In their search for growth in emerging markets, most multinational companies have followed a well-worn path—one leading straight to a chosen subset of countries and megacities. The next phase of growth will take place on a different stage: cities with populations of 5 million or less that are spread across the developing world. To make the most of this opportunity, companies are beginning to look beyond tier 1 and tier 2 cities. Starbucks, for example, has announced plans to triple the number of stores in China, with smaller cities playing a pivotal role in the expansion.
Simon Targett, BCG’s editor-in-chief, spoke with David Michael—the leader of the firm’s Global Advantage practice—about the unique challenges and opportunities of the next chapter in emerging-market growth.
Can you tell us about emerging-market cities and the growth opportunity they present?
The high-growth emerging markets of the world are building new cities where residents, companies, universities, and opportunities for prosperity are creating attractive new markets that are unfamiliar to many companies. The number of cities that are arising in emerging markets is staggering. Today there are nearly 700 emerging-market cities with populations of more than half a million—and there are only 240 such cities in the West. In the next 20 years, there will be more new cities created in emerging markets than exist today in the West. Every week, 1.2 million people move to these cities. That’s 1.4 billion in the next 20 years. These cities are for real. And it’s an amazing set of complexities for companies to navigate.
What types of approaches can companies take to leverage opportunities in these cities?
We worked with one company that wanted to take advantage of the specific growth opportunities in Africa, so we helped the organization build and integrate a plan for how and where it could win. The plan was based on five key cities in Africa that would serve as “hubs,” along with a growth strategy built out from those cities. We looked at all aspects of where the market opportunity was, where the company would be best-off selling, how to build the right organization, and how to build a go-to-market plan.
By the time the project was finished, the client realized that the Africa opportunity was five times larger than it had originally estimated. So doing this work led to a complete rethinking of the opportunity and a strategy based on those key cities.
In Indonesia, one of highest-growth areas is the island of Sumatra. Working with one company there, we designed and executed a strategy specifically to grow in the cities of Sumatra. This covered all areas of the offer and the organization, along with marketing and sales. With the focus on these cities, the company nearly tripled its market share. And there was also a value creation impact of $4 billion in market cap, just because of the ability to win the Indonesian consumer in the city markets.
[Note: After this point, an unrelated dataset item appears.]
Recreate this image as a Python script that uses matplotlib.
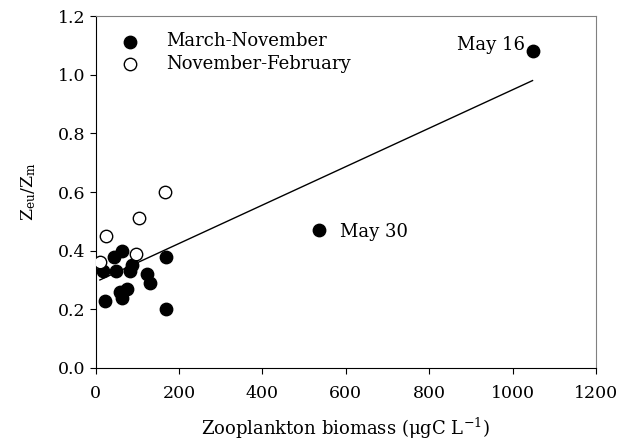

Along with the opportunities, what are some of the challenges specific to emerging-market cities?
Already today, we are seeing incredibly rapid growth of the middle class. About 125 million households in emerging-market cities will enter the middle class from 2010 to 2015—an increase of 70 percent. At the same time, the geographic distribution of this group is widening, which creates a need for companies to explore markets that they may never have considered before.
Even companies that have the most up-to-date global models will find those models out of date in the next few years and will need to develop new models and strategies. Specifically, these markets require their own approaches to market entry, go-to-market strategy, organization design, people management, and partnering with government agencies.
Executives recognize the complexity that faces them in this area. According to our research, 73 percent of executives say growth in the emerging markets is a top priority; but when we ask if they are actually prepared for this growth, only 13 percent say they are.
How important is localization, in particular?
There are a handful of companies that can take their products to developing markets without worrying that something—their brand or value proposition, say—might get lost in translation. Companies like Apple, for example, don’t have to go back to the drawing board. But most companies face the possibility of having to revamp their products, as well as their approach to sales and marketing, in order to build a viable presence.
To this end, it’s important for companies to give their local units a fair amount of leeway to improvise. They can’t simply impose a plan that’s been developed by a team sitting halfway around the world—that plan is going to miss the mark.
But local autonomy does not mean that anything goes. Companies mustn’t lose sight of the value of overall strategic guidance, global standards, and cost synergies and controls. One of the big challenges for multinationals is to strike a balance between entrepreneurial drive at the local level and global integration and consistency.
What else can companies do to make localization a reality?
Consumer insight is the key to making a connection between unmet needs and your own products and services. In developing markets, unfortunately, it’s often hard to find quality data. Even the most basic demographic information can be spotty. If companies cannot buy the research they need, they need to invest in market research teams on the ground. This can end up being a decisive factor in their success. Given how hard it is to generate consumer insight in these countries, companies that do it well will gain an edge.
Companies also need to understand the nuances of distribution, particularly as they move beyond their footholds in major cities. Mom-and-pop shops still make up between 40 and 90 percent of retail sales, depending on the country, but modern retail formats are growing annually by 20 percent in the BRICI nations—Brazil, Russia, India, China, and Indonesia. For the foreseeable future, companies will need to operate in this hybrid environment.